Where do different niches put their marketing budgets?

Startups may find making a large investment in brand awareness campaigns quite intimidating at first. “As a startup/small business with limited cash flow, it's difficult to take the plunge into spending precious money on advertising” according to Rich Santo of Culture Studio. Instead, many startup founders and first hires focus on putting sweat equity into their marketing leveraging the time and resources within the team.
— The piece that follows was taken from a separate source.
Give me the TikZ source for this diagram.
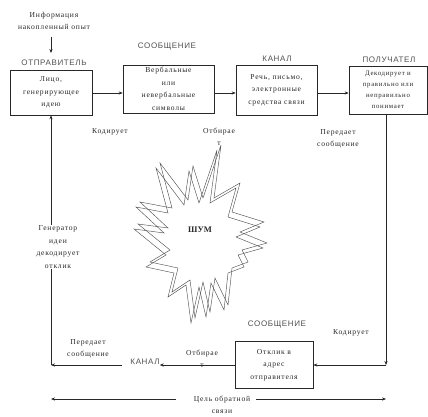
\documentclass[tikz,border=0pt]{standalone}
\usepackage{fontspec}
\setmainfont{Liberation Serif}
\newfontfamily\bodyfont[LetterSpace=10]{Liberation Serif}
\newfontfamily\capsfont[LetterSpace=8]{Liberation Sans}
\usetikzlibrary{arrows.meta}
\definecolor{ink}{RGB}{40,40,40}
\definecolor{capink}{RGB}{80,80,80}
\begin{document}
\begin{tikzpicture}[x=1pt,y=-1pt,
  every node/.style={inner sep=0pt, text=ink},
  txt/.style={font=\bodyfont\fontsize{7.6}{12.5}\selectfont, align=center},
  smalltxt/.style={font=\bodyfont\fontsize{6.8}{11}\selectfont, align=center},
  caps/.style={font=\capsfont\fontsize{8}{10}\selectfont, text=capink},
  box/.style={draw=ink, line width=0.6pt, txt, minimum width=#1},
  box/.default=80pt,
  conn/.style={draw=ink, line width=0.6pt},
  arr/.style={conn, -{Stealth[length=4pt,width=3.2pt]}},
  starline/.style={draw=ink!80, line width=0.45pt, line join=miter}
]
\useasboundingbox (0,0) rectangle (428,417);

% top row
\node[txt] (info) at (54,21) {Информация\\накопленный опыт};
\node[caps] (lblS) at (54,63) {ОТПРАВИТЕЛЬ};
\node[box=82pt, minimum height=45pt] (b1) at (51,92.5) {Лицо,\\генерирующее\\идею};
\node[caps] (lblM1) at (167,47) {СООБЩЕНИЕ};
\node[box=91pt, minimum height=48pt] (b2) at (168.5,89) {Вербальные\\или\\невербальные\\символы};
\node[caps] (lblK1) at (277,59) {КАНАЛ};
\node[box=81pt, minimum height=50pt] (b3) at (276.5,90) {Речь, письмо,\\электронные\\средства связи};
\node[caps] (lblP) at (389,60) {ПОЛУЧАТЕЛ};
\node[draw=ink, line width=0.6pt, smalltxt, minimum width=78pt, minimum height=48pt] (b4) at (388,90) {Декодирует и\\правильно или\\неправильно\\понимает};

\coordinate (infoarr) at (51,37);
\draw[arr] (infoarr) -- (51,53);
\draw[arr] (b1.east |- 0,93) -- (b2.west |- 0,93);
\draw[arr] (b2.east |- 0,93) -- (b3.west |- 0,93);
\draw[arr] (b3.east |- 0,93) -- (b4.west |- 0,93);

% labels in the middle
\node[txt] (kod1) at (110,132) {Кодирует};
\node[txt] (otb1) at (219,137) {Отбирае\\т};
\node[txt] (pered1) at (338,139) {Передает\\сообщение};

% noise star
\def\starpath{(221,145) -- (214,198) -- (240,183) -- (232,212) -- (264,222) -- (240,232) -- (267,243) -- (242,250) -- (248,262) -- (232,268) -- (228,305) -- (215,278) -- (210,312) -- (203,282) -- (195,318) -- (190,280) -- (172,292) -- (178,268) -- (150,262) -- (170,250) -- (138,224) -- (168,228) -- (140,202) -- (172,208) -- (160,163) -- (188,200) -- (193,166) -- (203,198) -- cycle}
\draw[starline] \starpath;
\draw[starline, shift={(-4,5)}] \starpath;
\node[font=\bfseries\fontsize{8.5}{10}\selectfont] (noise) at (200,230) {ШУМ};

% right return
\node[caps] (lblM2) at (277,325) {СООБЩЕНИЕ};
\node[txt] (kod2) at (351,333) {Кодирует};
\node[box=78pt, minimum height=47pt] (b5) at (274,365) {Отклик в\\адрес\\отправителя};
\coordinate (c1) at (386,365);
\draw[arr] (b4.south -| c1) -- (c1);
\draw[arr] (c1) -- (b5.east);

% bottom left
\node[caps] (kan2) at (145,362) {КАНАЛ};
\node[txt] (otb2) at (202,359) {Отбирае\\т};
\node[txt] (pered2) at (88,349) {Передает\\сообщение};
\coordinate (c2) at (51,365);
\draw[arr] (b5.west) -- (kan2.east |- c2);
\draw[arr] (kan2.west |- c2) ++(-8,0) -- (c2);
\draw[arr] (c2) -- (b1.south);
\node[txt, fill=white, inner sep=1pt] (gen) at (58,247) {Генератор\\идеи\\декодирует\\отклик};

% feedback goal
\node[txt] (cel) at (222,405) {Цель обратной\\связи};
\coordinate (c3) at (51,399);
\coordinate (c4) at (386,399);
\draw[arr] (cel.west |- c3) ++(-18,0) -- (c3);
\draw[arr] (cel.east |- c4) ++(6,0) -- (c4);
\end{tikzpicture}
\end{document}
Unfortunately, not all founding team members have a formal background in marketing, advertising, or communications. This doesn’t mean you need an experienced marketer on board, but with so many paths you can take, it’s important to focus those efforts on the marketing strategies that are proven to work for your industry.

 

Tech Software/Biotech Marketing Should Focus on Lowering the Barrier Between Leads and Sales

Tech Software and Biotech industries – and other specialized niche products or services tend to lean more heavily on sales-focused teams. At these organizations, marketing is an extension of sales, rather than the other way around. Automation and systems where marketing bleeds heavily into sales may take up a greater percentage of the overall spend because all marketing should focus on specifically targeted leads.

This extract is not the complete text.